Repeat the whole listing exactly as written.
· · · · ·
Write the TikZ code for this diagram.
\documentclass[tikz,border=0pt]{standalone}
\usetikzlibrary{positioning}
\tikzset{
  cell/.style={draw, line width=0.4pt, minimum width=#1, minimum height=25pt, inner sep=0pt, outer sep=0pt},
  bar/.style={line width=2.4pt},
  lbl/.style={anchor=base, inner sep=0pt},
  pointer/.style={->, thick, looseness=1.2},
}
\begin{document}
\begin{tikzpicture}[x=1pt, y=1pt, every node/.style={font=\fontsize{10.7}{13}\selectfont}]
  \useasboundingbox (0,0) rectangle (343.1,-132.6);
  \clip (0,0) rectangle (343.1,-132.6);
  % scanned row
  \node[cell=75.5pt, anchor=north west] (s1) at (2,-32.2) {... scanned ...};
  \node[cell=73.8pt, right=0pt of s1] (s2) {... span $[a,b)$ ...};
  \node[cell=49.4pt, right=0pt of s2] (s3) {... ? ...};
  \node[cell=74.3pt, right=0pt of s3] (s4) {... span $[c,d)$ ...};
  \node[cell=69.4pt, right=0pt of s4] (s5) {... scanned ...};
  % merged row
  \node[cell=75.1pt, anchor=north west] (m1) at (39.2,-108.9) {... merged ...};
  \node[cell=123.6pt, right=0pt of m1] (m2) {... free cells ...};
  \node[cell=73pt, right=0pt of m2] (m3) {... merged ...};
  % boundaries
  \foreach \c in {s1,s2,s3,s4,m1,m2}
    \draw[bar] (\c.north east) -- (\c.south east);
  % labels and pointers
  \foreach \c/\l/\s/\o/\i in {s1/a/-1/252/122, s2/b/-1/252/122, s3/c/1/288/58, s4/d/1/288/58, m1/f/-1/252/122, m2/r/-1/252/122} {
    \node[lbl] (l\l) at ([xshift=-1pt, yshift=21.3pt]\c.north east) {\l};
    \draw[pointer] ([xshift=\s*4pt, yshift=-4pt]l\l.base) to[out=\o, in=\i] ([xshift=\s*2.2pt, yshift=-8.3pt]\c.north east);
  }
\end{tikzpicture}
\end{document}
· · · · ·
• RESULT FOR THIS TASK:
Write the TikZ code for this diagram.
\documentclass[tikz,border=0pt]{standalone}
\usetikzlibrary{positioning}
\tikzset{
  cell/.style={draw, line width=0.4pt, minimum width=#1, minimum height=25pt, inner sep=0pt, outer sep=0pt},
  bar/.style={line width=2.4pt},
  lbl/.style={anchor=base, inner sep=0pt},
  pointer/.style={->, thick, looseness=1.2},
}
\begin{document}
\begin{tikzpicture}[x=1pt, y=1pt, every node/.style={font=\fontsize{10.7}{13}\selectfont}]
  \useasboundingbox (0,0) rectangle (343.1,-132.6);
  \clip (0,0) rectangle (343.1,-132.6);
  % scanned row
  \node[cell=75.5pt, anchor=north west] (s1) at (2,-32.2) {... scanned ...};
  \node[cell=73.8pt, right=0pt of s1] (s2) {... span $[a,b)$ ...};
  \node[cell=49.4pt, right=0pt of s2] (s3) {... ? ...};
  \node[cell=74.3pt, right=0pt of s3] (s4) {... span $[c,d)$ ...};
  \node[cell=69.4pt, right=0pt of s4] (s5) {... scanned ...};
  % merged row
  \node[cell=75.1pt, anchor=north west] (m1) at (39.2,-108.9) {... merged ...};
  \node[cell=123.6pt, right=0pt of m1] (m2) {... free cells ...};
  \node[cell=73pt, right=0pt of m2] (m3) {... merged ...};
  % boundaries
  \foreach \c in {s1,s2,s3,s4,m1,m2}
    \draw[bar] (\c.north east) -- (\c.south east);
  % labels and pointers
  \foreach \c/\l/\s/\o/\i in {s1/a/-1/252/122, s2/b/-1/252/122, s3/c/1/288/58, s4/d/1/288/58, m1/f/-1/252/122, m2/r/-1/252/122} {
    \node[lbl] (l\l) at ([xshift=-1pt, yshift=21.3pt]\c.north east) {\l};
    \draw[pointer] ([xshift=\s*4pt, yshift=-4pt]l\l.base) to[out=\o, in=\i] ([xshift=\s*2.2pt, yshift=-8.3pt]\c.north east);
  }
\end{tikzpicture}
\end{document}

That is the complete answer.